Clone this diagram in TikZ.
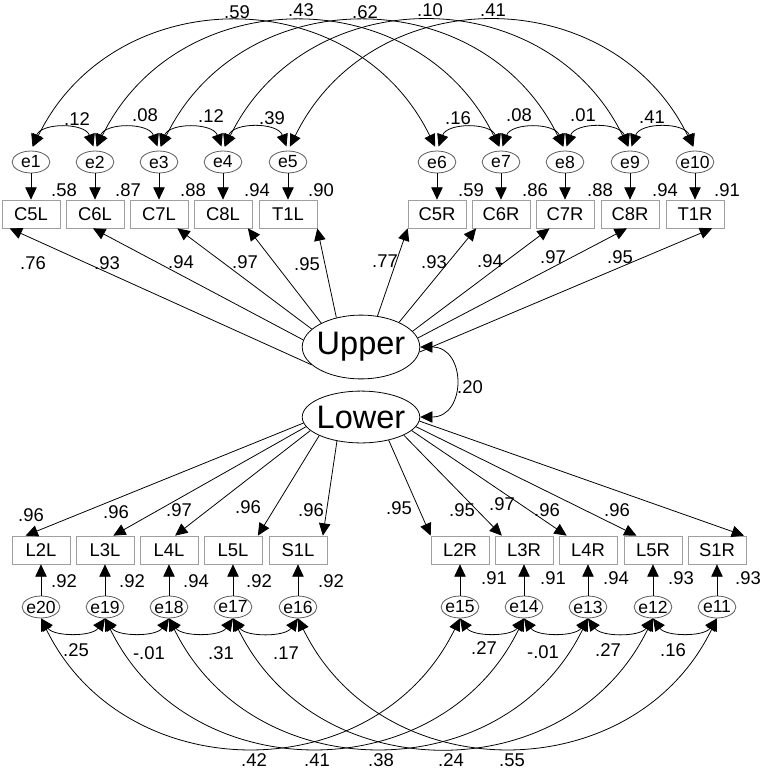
\documentclass[tikz,border=0pt]{standalone}
\usepackage{fontspec}
\setmainfont{Liberation Sans}
\usetikzlibrary{arrows.meta,shapes.geometric}

\begin{document}
\begin{tikzpicture}
        [x=0.02cm, y=-0.02cm, line width=0.45pt, >={Triangle[length=7pt,width=6.5pt]},
        obsBox/.style={rectangle, draw=gray!75, minimum width=32.9pt, minimum height=15.9pt, inner sep=0pt, font=\fontsize{10.5}{12}\selectfont},
        errNode/.style={ellipse, draw=gray!70!black, minimum width=21.5pt, minimum height=12.5pt, inner xsep=-2pt, inner ysep=0pt, font=\fontsize{10}{12}\selectfont},
        latNode/.style={ellipse, draw, minimum width=66.9pt, inner xsep=-2pt, inner ysep=0pt, font=\fontsize{18.5}{20}\selectfont},
        coef/.style={inner sep=0pt, font=\fontsize{10.5}{12}\selectfont},
        cov/.style={<->},
        covTop/.style={<->, shorten <=2.5pt, shorten >=2.5pt}]
        \useasboundingbox (0,0) rectangle (760,771);

        % latent variables
        \node[latNode, minimum height=36.3pt] (Upper) at (361,347) {Upper};
        \node[latNode, minimum height=29.5pt] (Lower) at (361,417) {Lower};

        % upper indicators
        \node[obsBox] (C5L) at (31,214) {C5L};
        \node[obsBox] (C6L) at (95,214) {C6L};
        \node[obsBox] (C7L) at (159,214) {C7L};
        \node[obsBox] (C8L) at (223,214) {C8L};
        \node[obsBox] (T1L) at (288,214) {T1L};
        \node[obsBox] (C5R) at (437,214) {C5R};
        \node[obsBox] (C6R) at (501,214) {C6R};
        \node[obsBox] (C7R) at (565,214) {C7R};
        \node[obsBox] (C8R) at (630,214) {C8R};
        \node[obsBox] (T1R) at (695,214) {T1R};

        \node[errNode] (e1) at (31,162) {e1};
        \node[errNode] (e2) at (95,162) {e2};
        \node[errNode] (e3) at (159,162) {e3};
        \node[errNode] (e4) at (223,162) {e4};
        \node[errNode] (e5) at (288,162) {e5};
        \node[errNode] (e6) at (437,162) {e6};
        \node[errNode] (e7) at (501,162) {e7};
        \node[errNode] (e8) at (565,162) {e8};
        \node[errNode] (e9) at (630,162) {e9};
        \node[errNode] (e10) at (695,162) {e10};

        % lower indicators
        \node[obsBox] (L2L) at (41,550) {L2L};
        \node[obsBox] (L3L) at (105,550) {L3L};
        \node[obsBox] (L4L) at (169,550) {L4L};
        \node[obsBox] (L5L) at (233,550) {L5L};
        \node[obsBox] (S1L) at (298,550) {S1L};
        \node[obsBox] (L2R) at (460,550) {L2R};
        \node[obsBox] (L3R) at (524,550) {L3R};
        \node[obsBox] (L4R) at (588,550) {L4R};
        \node[obsBox] (L5R) at (653,550) {L5R};
        \node[obsBox] (S1R) at (717,550) {S1R};

        \node[errNode] (e20) at (41,607) {e20};
        \node[errNode] (e19) at (105,607) {e19};
        \node[errNode] (e18) at (169,607) {e18};
        \node[errNode] (e17) at (233,607) {e17};
        \node[errNode] (e16) at (298,607) {e16};
        \node[errNode] (e15) at (460,607) {e15};
        \node[errNode] (e14) at (524,607) {e14};
        \node[errNode] (e13) at (588,607) {e13};
        \node[errNode] (e12) at (653,607) {e12};
        \node[errNode] (e11) at (717,607) {e11};

        % loadings
        \draw[->] (Upper.200) -- (C5L.214);
        \draw[->] (Upper.173) -- (C6L.262);
        \draw[->] (Upper.160) -- (C7L.322);
        \draw[->] (Upper.149) -- (C8L.330);
        \draw[->] (Upper.130) -- (T1L.south east);
        \draw[->] (Upper.62) -- (C5R.south west);
        \draw[->] (Upper.33) -- (C6R.210);
        \draw[->] (Upper.17) -- (C7R.223);
        \draw[->] (Upper.9) -- (C8R.258);
        \draw[->] (Upper.355) -- (T1R.320);

        \draw[->] (Lower.186) -- (L2L.137);
        \draw[->] (Lower.190) -- (L3L.60);
        \draw[->] (Lower.195) -- (L4L.67);
        \draw[->] (Lower.204) -- (L5L.30);
        \draw[->] (Lower.225) -- (S1L.30);
        \draw[->] (Lower.320) -- (L2R.north west);
        \draw[->] (Lower.337) -- (L3R.147);
        \draw[->] (Lower.345) -- (L4R.146);
        \draw[->] (Lower.350) -- (L5R.139);
        \draw[->] (Lower.356) -- (S1R.28);

        \draw[cov] (Upper.east) to[out=0, in=0, looseness=1.7] (Lower.east);

        % errors
        \draw[->] (e1) -- (C5L);
        \draw[->] (e2) -- (C6L);
        \draw[->] (e3) -- (C7L);
        \draw[->] (e4) -- (C8L);
        \draw[->] (e5) -- (T1L);
        \draw[->] (e6) -- (C5R);
        \draw[->] (e7) -- (C6R);
        \draw[->] (e8) -- (C7R);
        \draw[->] (e9) -- (C8R);
        \draw[->] (e10) -- (T1R);

        \draw[->] (e20) -- (L2L);
        \draw[->] (e19) -- (L3L);
        \draw[->] (e18) -- (L4L);
        \draw[->] (e17) -- (L5L);
        \draw[->] (e16) -- (S1L);
        \draw[->] (e15) -- (L2R);
        \draw[->] (e14) -- (L3R);
        \draw[->] (e13) -- (L4R);
        \draw[->] (e12) -- (L5R);
        \draw[->] (e11) -- (S1R);

        % error covariances, top
        \draw[covTop] (e1.north) to[out=70, in=110, looseness=1.2] (e2.north);
        \draw[covTop] (e2.north) to[out=70, in=110, looseness=1.2] (e3.north);
        \draw[covTop] (e3.north) to[out=70, in=110, looseness=1.2] (e4.north);
        \draw[covTop] (e4.north) to[out=70, in=110, looseness=1.2] (e5.north);
        \draw[covTop] (e6.north) to[out=70, in=110, looseness=1.2] (e7.north);
        \draw[covTop] (e7.north) to[out=70, in=110, looseness=1.2] (e8.north);
        \draw[covTop] (e8.north) to[out=70, in=110, looseness=1.2] (e9.north);
        \draw[covTop] (e9.north) to[out=70, in=110, looseness=1.2] (e10.north);

        \draw[covTop] (e1.north) to[out=64, in=116, looseness=1.2] (e6.north);
        \draw[covTop] (e2.north) to[out=64, in=116, looseness=1.2] (e7.north);
        \draw[covTop] (e3.north) to[out=64, in=116, looseness=1.2] (e8.north);
        \draw[covTop] (e4.north) to[out=64, in=116, looseness=1.2] (e9.north);
        \draw[covTop] (e5.north) to[out=64, in=116, looseness=1.2] (e10.north);

        % error covariances, bottom
        \draw[cov] (e20.south) to[out=-55, in=-125, looseness=0.9] (e19.south);
        \draw[cov] (e19.south) to[out=-55, in=-125, looseness=0.9] (e18.south);
        \draw[cov] (e18.south) to[out=-55, in=-125, looseness=0.9] (e17.south);
        \draw[cov] (e17.south) to[out=-55, in=-125, looseness=0.9] (e16.south);
        \draw[cov] (e15.south) to[out=-55, in=-125, looseness=0.9] (e14.south);
        \draw[cov] (e14.south) to[out=-55, in=-125, looseness=0.9] (e13.south);
        \draw[cov] (e13.south) to[out=-55, in=-125, looseness=0.9] (e12.south);
        \draw[cov] (e12.south) to[out=-55, in=-125, looseness=0.9] (e11.south);

        \draw[cov] (e20.south) to[out=-64, in=-116, looseness=1.17] (e15.south);
        \draw[cov] (e19.south) to[out=-64, in=-116, looseness=1.17] (e14.south);
        \draw[cov] (e18.south) to[out=-64, in=-116, looseness=1.17] (e13.south);
        \draw[cov] (e17.south) to[out=-64, in=-116, looseness=1.17] (e12.south);
        \draw[cov] (e16.south) to[out=-64, in=-116, looseness=1.17] (e11.south);

        % coefficients
        \node[coef] (rUL) at (470,387) {.20};

        \node[coef] (wC5L) at (33,263) {.76};
        \node[coef] (wC6L) at (107,263) {.93};
        \node[coef] (wC7L) at (181,262) {.94};
        \node[coef] (wC8L) at (245,262) {.97};
        \node[coef] (wT1L) at (307,264) {.95};
        \node[coef] (wC5R) at (385,261) {.77};
        \node[coef] (wC6R) at (434,262) {.93};
        \node[coef] (wC7R) at (490,261) {.94};
        \node[coef] (wC8R) at (553,257) {.97};
        \node[coef] (wT1R) at (620,257) {.95};

        \node[coef] (sC5L) at (64,190) {.58};
        \node[coef] (sC6L) at (128,190) {.87};
        \node[coef] (sC7L) at (193,190) {.88};
        \node[coef] (sC8L) at (257,190) {.94};
        \node[coef] (sT1L) at (321,190) {.90};
        \node[coef] (sC5R) at (471,190) {.59};
        \node[coef] (sC6R) at (535,190) {.86};
        \node[coef] (sC7R) at (600,190) {.88};
        \node[coef] (sC8R) at (665,190) {.94};
        \node[coef] (sT1R) at (727,190) {.91};

        \node[coef] (r12) at (77,119) {.12};
        \node[coef] (r23) at (145,115) {.08};
        \node[coef] (r34) at (211,116) {.12};
        \node[coef] (r45) at (272,118) {.39};
        \node[coef] (r67) at (458,118) {.16};
        \node[coef] (r78) at (519,115) {.08};
        \node[coef] (r89) at (583,115) {.01};
        \node[coef] (r910) at (652,117) {.41};

        \node[coef] (r16) at (237,12) {.59};
        \node[coef] (r27) at (301,10) {.43};
        \node[coef] (r38) at (365,12) {.62};
        \node[coef] (r49) at (430,10) {.10};
        \node[coef] (r510) at (493,10) {.41};

        \node[coef] (wL2L) at (31,515) {.96};
        \node[coef] (wL3L) at (116,512) {.96};
        \node[coef] (wL4L) at (179,510) {.97};
        \node[coef] (wL5L) at (248,507) {.96};
        \node[coef] (wS1L) at (311,510) {.96};
        \node[coef] (wL2R) at (399,508) {.95};
        \node[coef] (wL3R) at (462,510) {.95};
        \node[coef] (wL4R) at (502,504) {.97};
        \node[coef] (wL5R) at (547,510) {.96};
        \node[coef] (wS1R) at (617,510) {.96};

        \node[coef] (sL2L) at (64,581) {.92};
        \node[coef] (sL3L) at (132,581) {.92};
        \node[coef] (sL4L) at (196,581) {.94};
        \node[coef] (sL5L) at (259,581) {.92};
        \node[coef] (sS1L) at (331,581) {.92};
        \node[coef] (sL2R) at (494,578) {.91};
        \node[coef] (sL3R) at (553,578) {.91};
        \node[coef] (sL4R) at (616,578) {.94};
        \node[coef] (sL5R) at (681,578) {.93};
        \node[coef] (sS1R) at (748,578) {.93};

        \node[coef] (r2019) at (76,650) {.25};
        \node[coef] (r1918) at (149,653) {-.01};
        \node[coef] (r1817) at (221,653) {.31};
        \node[coef] (r1716) at (286,653) {.17};
        \node[coef] (r1514) at (484,648) {.27};
        \node[coef] (r1413) at (543,652) {-.01};
        \node[coef] (r1312) at (608,650) {.27};
        \node[coef] (r1211) at (673,650) {.16};

        \node[coef] (r2015) at (254,760) {.42};
        \node[coef] (r1914) at (317,760) {.41};
        \node[coef] (r1813) at (381,760) {.38};
        \node[coef] (r1712) at (451,760) {.24};
        \node[coef] (r1611) at (512,760) {.55};
    \end{tikzpicture}
\end{document}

• [Task to carry out] From the first line above through the line containing "(e10) at (695,162)", copy everything exactly, without the pictures.

• [Written response]
Clone this diagram in TikZ.
\documentclass[tikz,border=0pt]{standalone}
\usepackage{fontspec}
\setmainfont{Liberation Sans}
\usetikzlibrary{arrows.meta,shapes.geometric}

\begin{document}
\begin{tikzpicture}
        [x=0.02cm, y=-0.02cm, line width=0.45pt, >={Triangle[length=7pt,width=6.5pt]},
        obsBox/.style={rectangle, draw=gray!75, minimum width=32.9pt, minimum height=15.9pt, inner sep=0pt, font=\fontsize{10.5}{12}\selectfont},
        errNode/.style={ellipse, draw=gray!70!black, minimum width=21.5pt, minimum height=12.5pt, inner xsep=-2pt, inner ysep=0pt, font=\fontsize{10}{12}\selectfont},
        latNode/.style={ellipse, draw, minimum width=66.9pt, inner xsep=-2pt, inner ysep=0pt, font=\fontsize{18.5}{20}\selectfont},
        coef/.style={inner sep=0pt, font=\fontsize{10.5}{12}\selectfont},
        cov/.style={<->},
        covTop/.style={<->, shorten <=2.5pt, shorten >=2.5pt}]
        \useasboundingbox (0,0) rectangle (760,771);

        % latent variables
        \node[latNode, minimum height=36.3pt] (Upper) at (361,347) {Upper};
        \node[latNode, minimum height=29.5pt] (Lower) at (361,417) {Lower};

        % upper indicators
        \node[obsBox] (C5L) at (31,214) {C5L};
        \node[obsBox] (C6L) at (95,214) {C6L};
        \node[obsBox] (C7L) at (159,214) {C7L};
        \node[obsBox] (C8L) at (223,214) {C8L};
        \node[obsBox] (T1L) at (288,214) {T1L};
        \node[obsBox] (C5R) at (437,214) {C5R};
        \node[obsBox] (C6R) at (501,214) {C6R};
        \node[obsBox] (C7R) at (565,214) {C7R};
        \node[obsBox] (C8R) at (630,214) {C8R};
        \node[obsBox] (T1R) at (695,214) {T1R};

        \node[errNode] (e1) at (31,162) {e1};
        \node[errNode] (e2) at (95,162) {e2};
        \node[errNode] (e3) at (159,162) {e3};
        \node[errNode] (e4) at (223,162) {e4};
        \node[errNode] (e5) at (288,162) {e5};
        \node[errNode] (e6) at (437,162) {e6};
        \node[errNode] (e7) at (501,162) {e7};
        \node[errNode] (e8) at (565,162) {e8};
        \node[errNode] (e9) at (630,162) {e9};
        \node[errNode] (e10) at (695,162) {e10};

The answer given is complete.